A cleaned version of the string if it is a Yes/No/Unknown question. Otherwise the original is returned.

isaricanalytics.redcap_data.list_categorical_onehot_columns(dictionary_row: dict[str, Any], data: DataFrame, sep: str = '___') list[str][source]

list Returns a list of categorical onehot-encoded columns in the given dataframe.

Parameters:
dictionary_rowdict

A row of the data dictionary.

datapandas.DataFrame

The incoming data.

sepstr, default=”___”

Separator of field/variable name and value in the list.

Returns:
list

A list of categorical onehot-encoded columns in the given dataframe.

isaricanalytics.redcap_data.list_checkbox_onehot_columns(dictionary_row: dict[str, Any], data: DataFrame, sep: str = '___') list[str][source]

list Returns a list of checkbox onehot-encoded columns in the given dataframe.

Parameters:
dictionary_rowdict

A row of the data dictionary.

datapandas.DataFrame

The incoming data.

sepstr, default=”___”

Optional separator of field/variable name and value in the list.

Returns:
list

A list of checkbox onehot-encoded columns in the given dataframe.
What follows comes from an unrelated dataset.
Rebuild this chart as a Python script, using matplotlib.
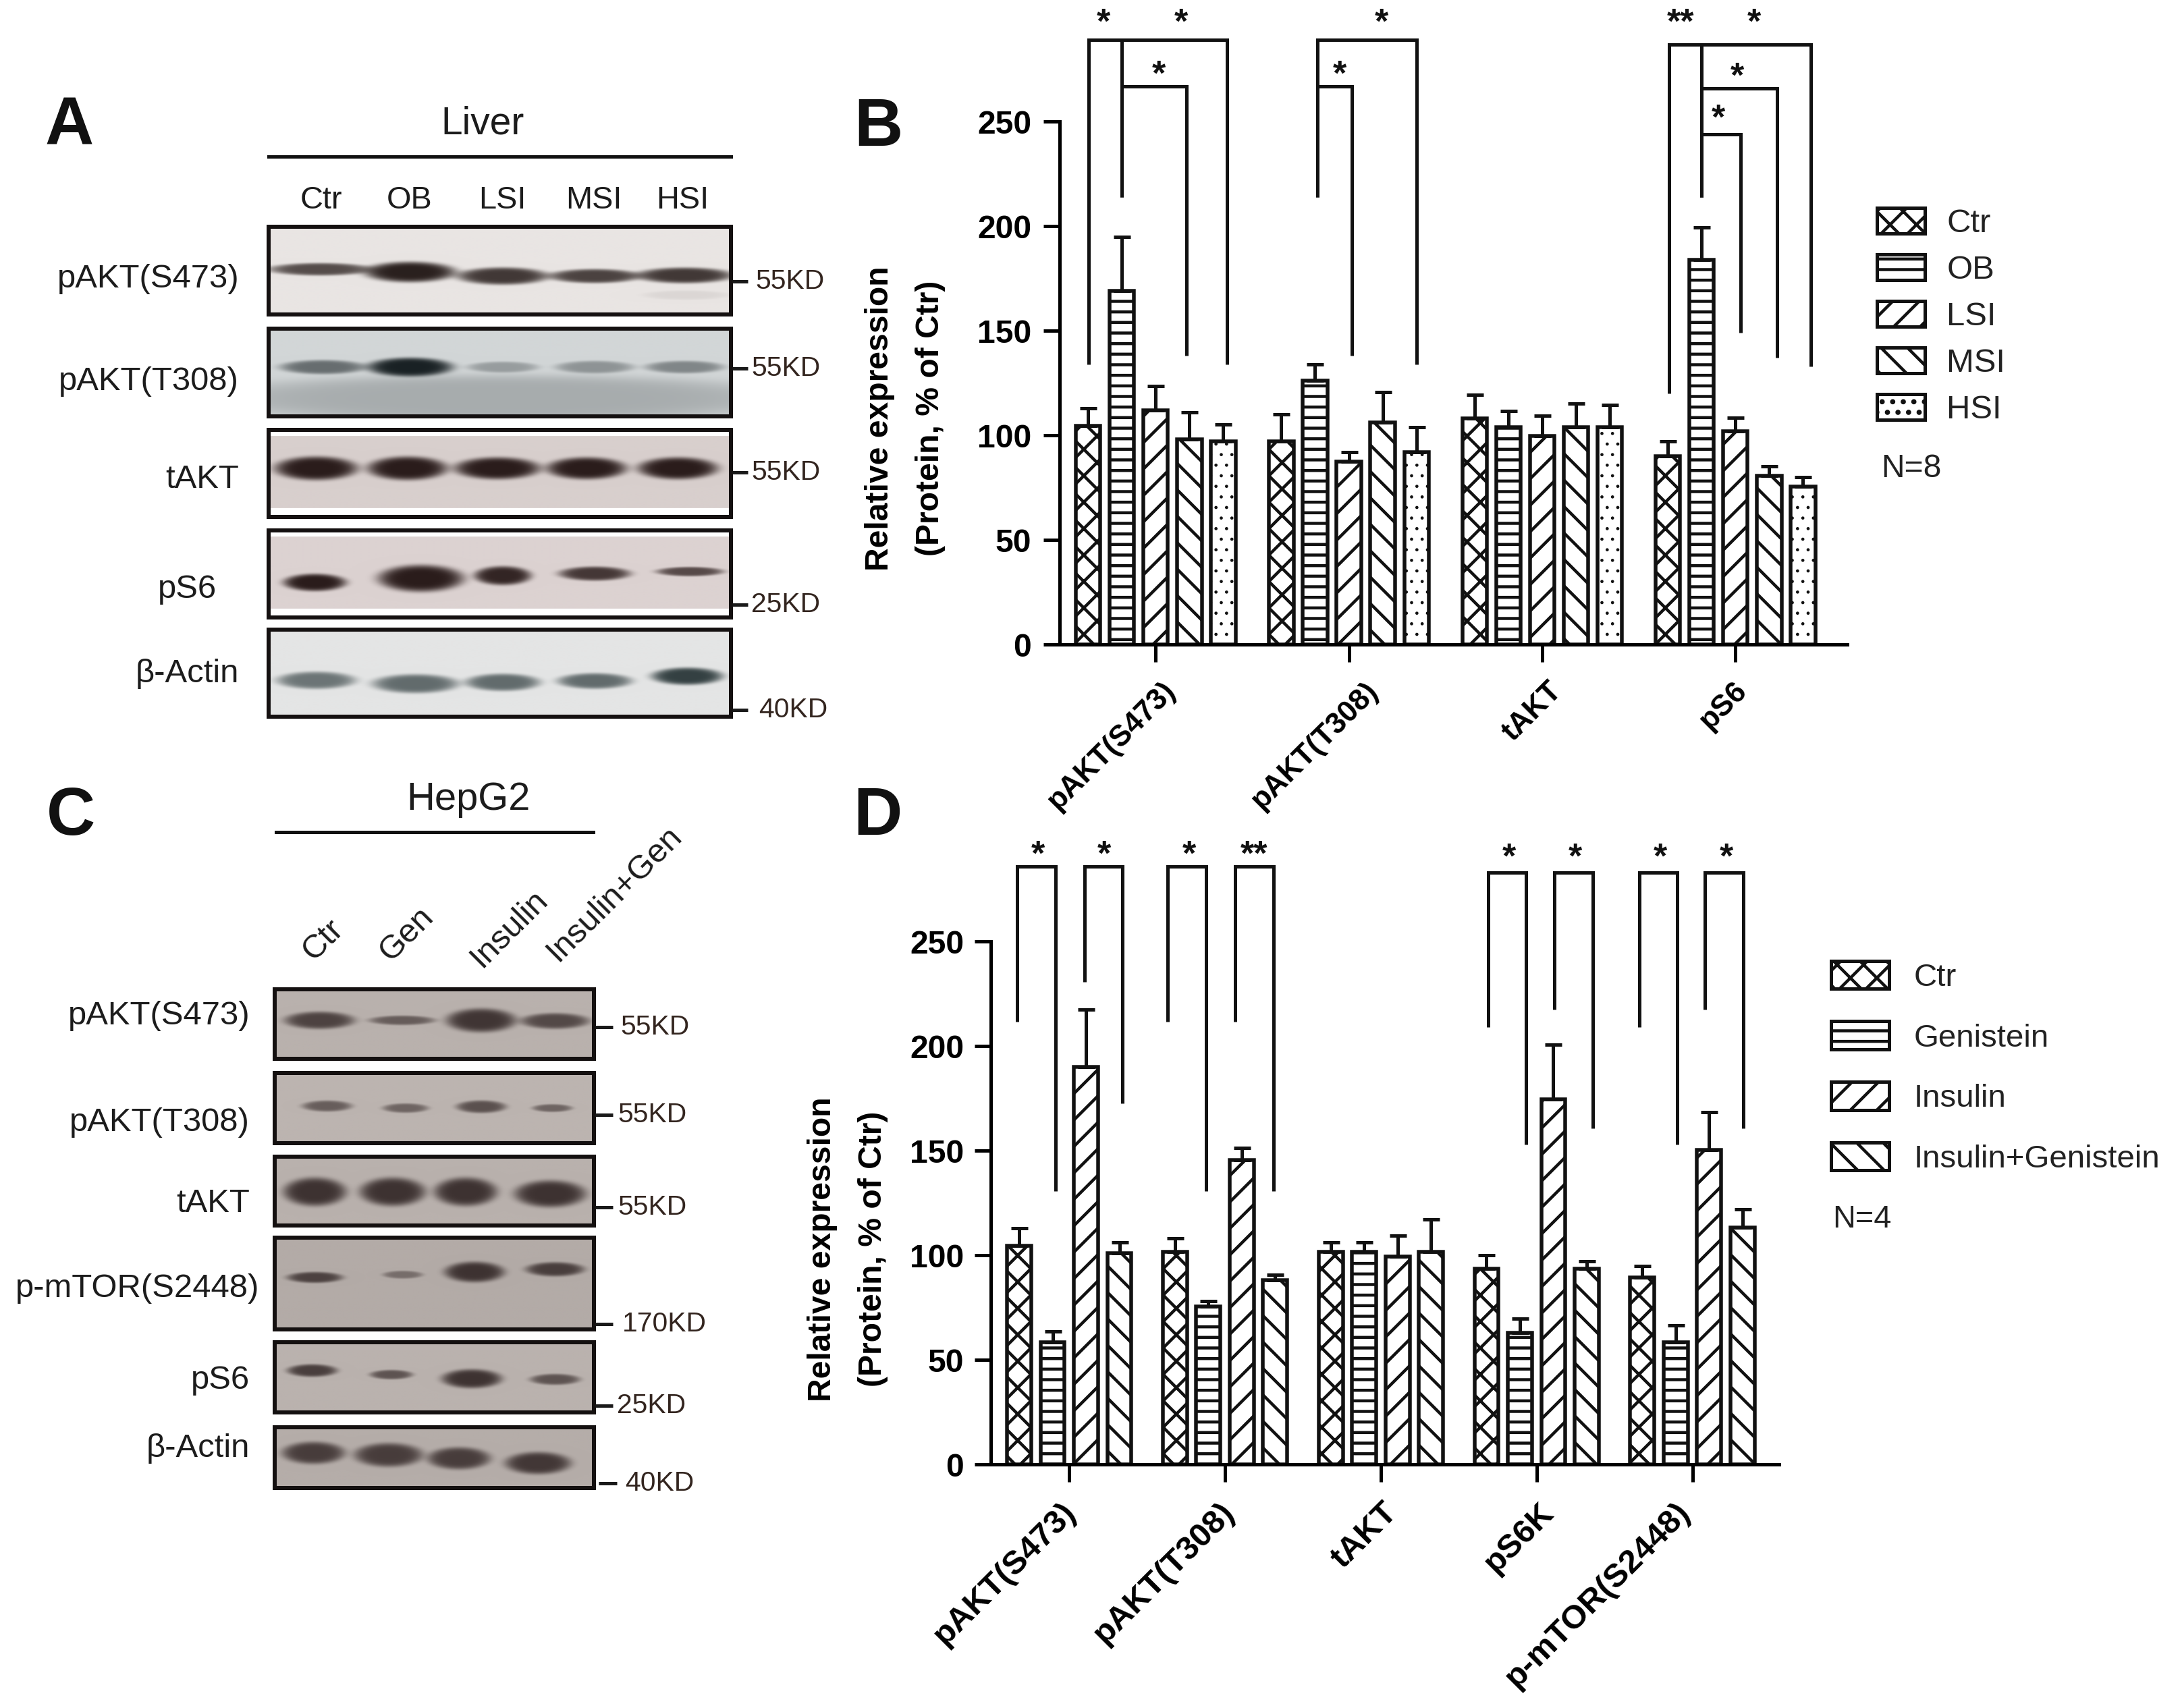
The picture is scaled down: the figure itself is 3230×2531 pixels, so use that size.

isaricanalytics.redcap_data.load_countries_table(encoding: str = 'latin-1') DataFrame[source]

pandas.DataFrame : Loads countries from a CSV.

Parameters:
encodingstr, default=”latin-1”

Optional file encoding.

Returns:
pandas.DataFrame

The countries table.

isaricanalytics.redcap_data.load_units_conversion_table() DataFrame[source]

pandas.DataFrame : Loads the conversion table from a CSV.

Returns:
pandas.DataFrame

The conversion table.

isaricanalytics.redcap_data.map_variable(variable: Series, mapping_dict: dict[str, Any], non_nan_value: str = 'Other / Unknown') Series[source]

pandas.Series : Map a variable column using a dict.

Any non-NaN value not in the dict keys is converted to the value specified by other_value_str.

Parameters:
variablepandas.Series

The variable column to map.

mapping_dictdict

The mapping dict.

non_nan_valuestr, default=”Other / Unknown”

Optional value with which to replace non-NaN values not in the dict keys.

isaricanalytics.redcap_data.rename_checkbox_variables(data: DataFrame, dictionary: DataFrame) DataFrame[source]

pandas.DataFrame : Rename checkbox variable columns.

By default the suffix is their answer option value. Convert this answer option value to the answer option name.

Parameters:
datapandas.DataFrame

The incoming data.

dictionarypandas.DataFrame

The REDCap data dictionary.

Returns:
pandas.DataFrame

The updated data.

isaricanalytics.redcap_data.replace_with_nan_for_missing_code_checkbox(data: DataFrame, missing_data_codes: dict[str, Any]) DataFrame[source]

pandas.DataFrame : Return the input dataframe with missing code checkbox values converted to NaN.

Parameters:
datapandas.DataFrame

The incoming data.

missing_data_codesdict

A dict of missing code keys and values.

Returns:
pandas.DataFrame

The input dataframe with missing code checkbox values converted to NaN.

isaricanalytics.redcap_data.resolve_checkbox_branching_logic(data: DataFrame, dictionary: DataFrame) DataFrame[source]

pandas.DataFrame : Resolves checkbox logic.

By default, a cell is marked as ‘Unchecked’ in the absence of the positive, even if the question was not asked to the subjid. If the question was not asked to the subjid because of the branching logic, then set this to be NaN instead. This does not completely check the branching logic, which is a data quality issue!.

Parameters:
datapandas.DataFrame

The incoming data.

dictionarypandas.DataFrame

The REDCap data dictionary.

Returns:
pandas.DataFrame

The data with the checkbox branching logic resolved.

isaricanalytics.redcap_data.user_assigned_to_dag(redcap_url: str, redcap_api_key: str) bool[source]

bool : Whether the user is assigned to a data access group (DAG).

Parameters:
redcap_urlstr

REDCap URL.

redcap_api_keystr

REDCap API key.

Returns:
bool

Whether the user is assigned to a REDCap DAG.